Полковник внимательно посмотрел на него и ничего не ответил. Наконец-то (только со второй сигареты!) Вадим Анатольевич распробовал вкус верблюдистых «Кэмел»! Теперь он наслаждался сигаретным дымом и неспешно размышлял о чем-то своем. Его подчиненные расслабленно сидели за столом и, опустив глаза, молчали. Только сидящий по правую руку от полковника майор Беркович был болезненно бледен и напряжен. Взяв карандаш, он от руки старательно чертил на листе бумаги квадраты и треугольники, которые у него выходили ровненько, как в учебнике геометрии. И вдруг одной быстрой линией Беркович провел окружность. Окружность получилась идеальной. В изнеможении отбросив карандаш, Беркович слабо улыбнулся и вздохнул.

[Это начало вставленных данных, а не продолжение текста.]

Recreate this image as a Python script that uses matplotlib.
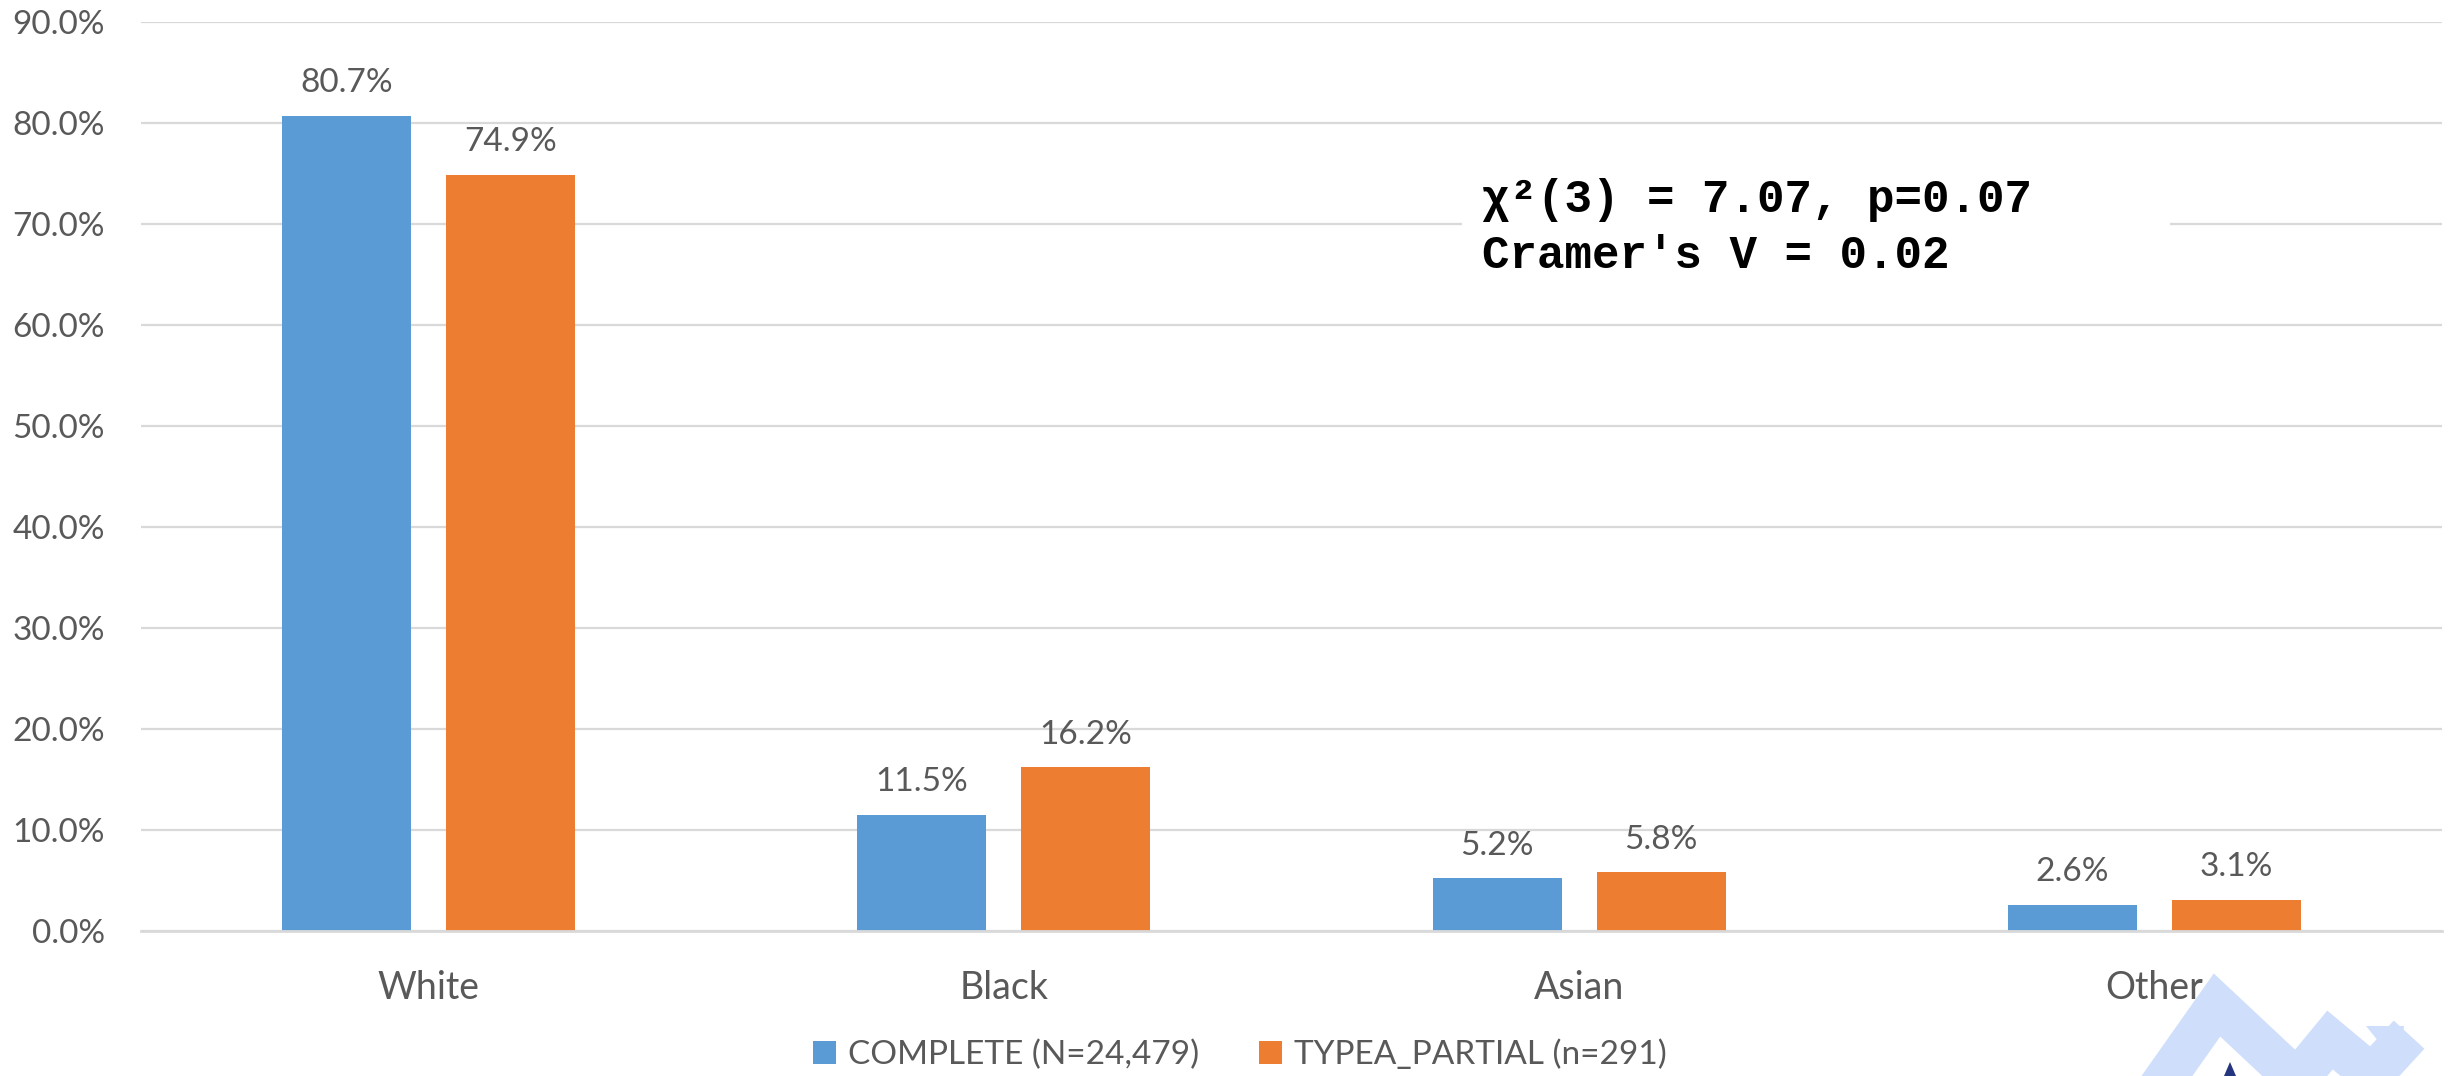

— Странно только, что ни документы, ни деньги преступник не взял. Возможно, соседка его спугнула, — произнес полковник как бы в потолок.

— Возможно… — протяжно произнес Беркович.

— Топорно сработано, товарищ… генерал, — устало усмехнувшись, задумчиво произнес Вадим Анатольевич и внимательно посмотрел на своих подчиненных. Он явно чего-то не договаривал. — Мертвых не вернуть, а у нас тут дела поважнее. — полковник натянул на лицо маску деловитости и даже чуть изменил голос. — О вчерашнем убийстве в районе станции Васкелово слышали? Четверых рэкетиров у одного частного магазина в упор расстреляли из автоматического оружия. Прямо в машине.